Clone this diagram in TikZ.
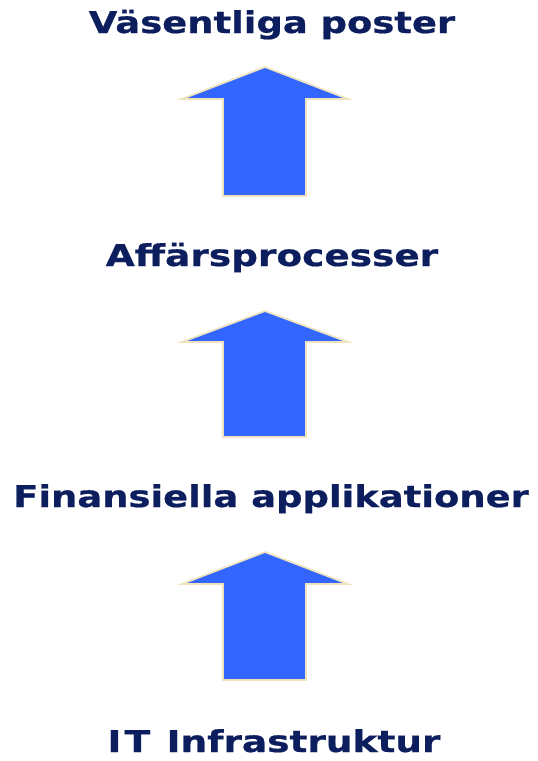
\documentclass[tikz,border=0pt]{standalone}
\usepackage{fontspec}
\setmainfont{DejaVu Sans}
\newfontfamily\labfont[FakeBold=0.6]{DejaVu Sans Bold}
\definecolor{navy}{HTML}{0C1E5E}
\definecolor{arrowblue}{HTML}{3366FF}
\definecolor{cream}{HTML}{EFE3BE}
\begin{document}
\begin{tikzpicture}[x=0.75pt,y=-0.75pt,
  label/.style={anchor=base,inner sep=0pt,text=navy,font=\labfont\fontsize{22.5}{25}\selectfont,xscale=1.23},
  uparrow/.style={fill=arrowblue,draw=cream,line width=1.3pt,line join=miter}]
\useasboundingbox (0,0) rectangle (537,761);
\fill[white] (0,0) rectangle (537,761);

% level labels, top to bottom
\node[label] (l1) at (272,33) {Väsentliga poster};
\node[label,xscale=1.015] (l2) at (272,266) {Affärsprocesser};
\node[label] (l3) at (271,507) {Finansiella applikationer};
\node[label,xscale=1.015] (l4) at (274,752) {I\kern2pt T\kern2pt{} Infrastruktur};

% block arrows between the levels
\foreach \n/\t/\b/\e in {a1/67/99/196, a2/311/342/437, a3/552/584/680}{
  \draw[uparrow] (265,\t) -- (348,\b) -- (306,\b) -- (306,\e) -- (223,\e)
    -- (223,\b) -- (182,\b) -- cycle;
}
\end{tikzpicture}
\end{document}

----

Pictures in the data above should not be copied; transcribe everything else exactly.

Output:
Clone this diagram in TikZ.
\documentclass[tikz,border=0pt]{standalone}
\usepackage{fontspec}
\setmainfont{DejaVu Sans}
\newfontfamily\labfont[FakeBold=0.6]{DejaVu Sans Bold}
\definecolor{navy}{HTML}{0C1E5E}
\definecolor{arrowblue}{HTML}{3366FF}
\definecolor{cream}{HTML}{EFE3BE}
\begin{document}
\begin{tikzpicture}[x=0.75pt,y=-0.75pt,
  label/.style={anchor=base,inner sep=0pt,text=navy,font=\labfont\fontsize{22.5}{25}\selectfont,xscale=1.23},
  uparrow/.style={fill=arrowblue,draw=cream,line width=1.3pt,line join=miter}]
\useasboundingbox (0,0) rectangle (537,761);
\fill[white] (0,0) rectangle (537,761);

% level labels, top to bottom
\node[label] (l1) at (272,33) {Väsentliga poster};
\node[label,xscale=1.015] (l2) at (272,266) {Affärsprocesser};
\node[label] (l3) at (271,507) {Finansiella applikationer};
\node[label,xscale=1.015] (l4) at (274,752) {I\kern2pt T\kern2pt{} Infrastruktur};

% block arrows between the levels
\foreach \n/\t/\b/\e in {a1/67/99/196, a2/311/342/437, a3/552/584/680}{
  \draw[uparrow] (265,\t) -- (348,\b) -- (306,\b) -- (306,\e) -- (223,\e)
    -- (223,\b) -- (182,\b) -- cycle;
}
\end{tikzpicture}
\end{document}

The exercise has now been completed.